Horners Syndrome

The physical findings of ipsilateral ptosis and miosis are characteristic of Horner's syndrome ( Fig 230-20, Plate 19). Interruption of the sympathetic nerve impulses controlling the Mueller muscle in the upper eyelid and the iris dilators cause these classic findings. Interruption can occur anywhere along the pathway from the brain stem to the sympathetic plexus surrounding the carotid artery (Fig 230-21). It is very important to determine whether this syndrome is acute or chronic. Patients with chronic disease can be evaluated on an outpatient basis, but all cases of acute disease require a full emergent evaluation. Workup includes a chest x-ray, CT of the brain and cervical region, and a carotid angiogram if a carotid dissection is suspected (acute Horner's syndrome with neck pain).

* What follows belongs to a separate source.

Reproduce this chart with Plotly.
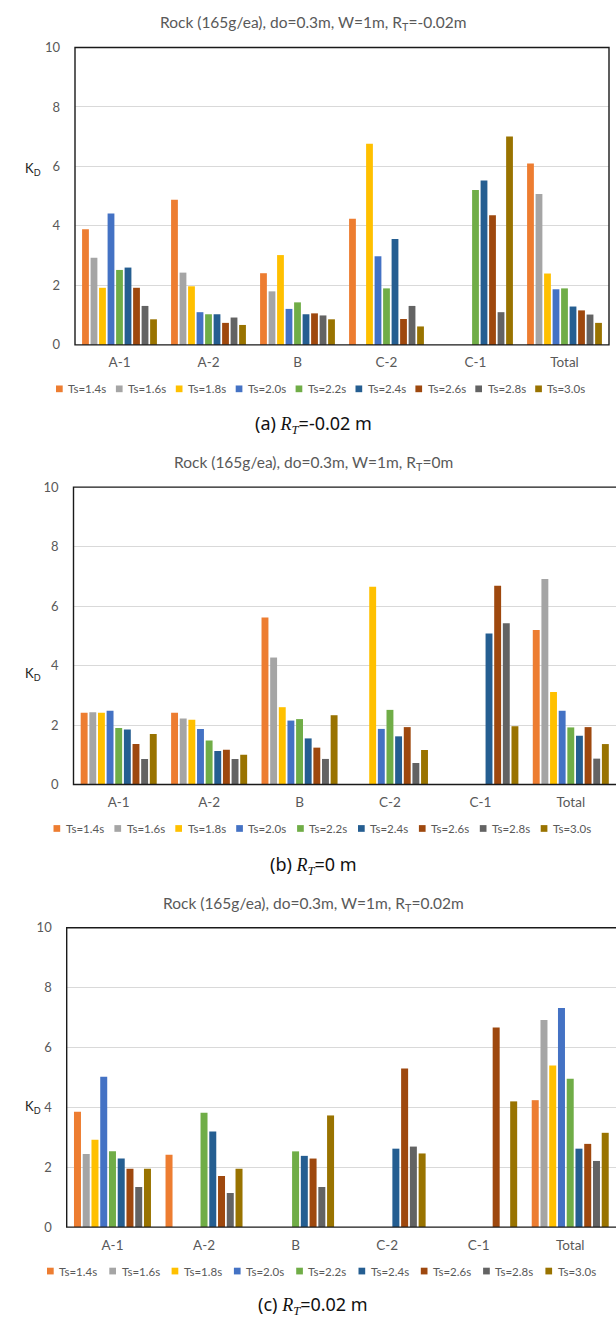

FIG. 230-20. (Plate,19). Horner's syndrome. Note ptosis and miosis of the right eye. This patient sustained an acute right carotid artery dissection after being hit in the neck with a football.

FIG. 230-21. Sympathetic nerve pathway of the eye. An interruption anywhere along this pathway can cause Horner's syndrome.

Causes of Horner's syndrome include, in adults, CVA, tumors, internal carotid dissection, herpes zoster, and trauma. In children, the causes include neuroblastoma, lymphoma, and metastasis.

Treatment:

1. Determine whether the condition is chronic or acute.

2. Chronic: outpatient workup by personal physician.